Node-Time Conditional Prompt Learning In Dynamic Graphs
Xingtong Yu, Zhenghao Liu, Xinming Zhang, Yuan Fang
TL;DR
DYGPROMPT addresses the misalignment between pre-training on temporal link prediction and downstream tasks in dynamic graphs by introducing dual prompts (node and time) and dual condition-nets that generate time- and node-aware prompts. The approach couples a pre-training phase with temporal link prediction and a lightweight downstream-tuning phase that freezes the backbone and learns prompts and condition-nets, enabling efficient adaptation in data-scarce settings. Empirical results across four benchmarks show superior performance over state-of-the-art DGNNs, graph pre-training, static prompts, and existing dynamic prompts, with ablations confirming the importance of both prompts and their conditional generation. The framework demonstrates robustness across backbones and scales to large datasets, offering a practical route to improving downstream performance in evolving graphs.
Abstract
Dynamic graphs capture evolving interactions between entities, such as in social networks, online learning platforms, and crowdsourcing projects. For dynamic graph modeling, dynamic graph neural networks (DGNNs) have emerged as a mainstream technique. However, they are generally pre-trained on the link prediction task, leaving a significant gap from the objectives of downstream tasks such as node classification. To bridge the gap, prompt-based learning has gained traction on graphs, but most existing efforts focus on static graphs, neglecting the evolution of dynamic graphs.
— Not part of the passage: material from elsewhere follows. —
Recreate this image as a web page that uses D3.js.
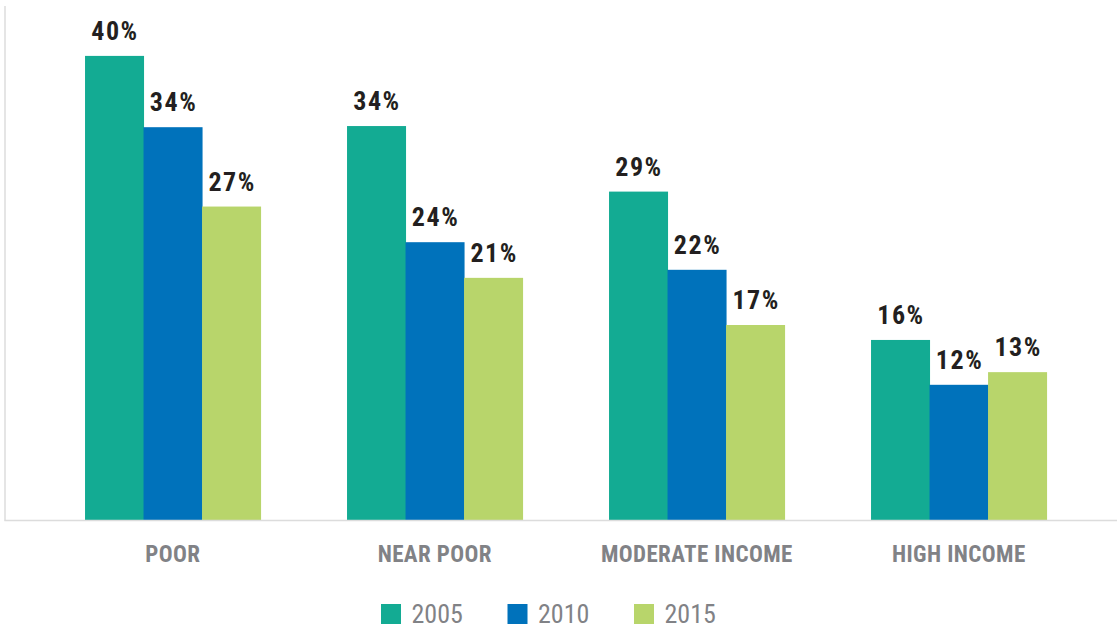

In this paper, we propose DYGPROMPT, a novel pre-training and prompt learning framework for dynamic graph modeling. First, we design dual prompts to address the gap in both task objectives and temporal variations across pre-training and downstream tasks. Second, we recognize that node and time features mutually characterize each other, and propose dual condition-nets to model the evolving node-time patterns in downstream tasks. Finally, we thoroughly evaluate and analyze DYGPROMPT through extensive experiments on four public datasets.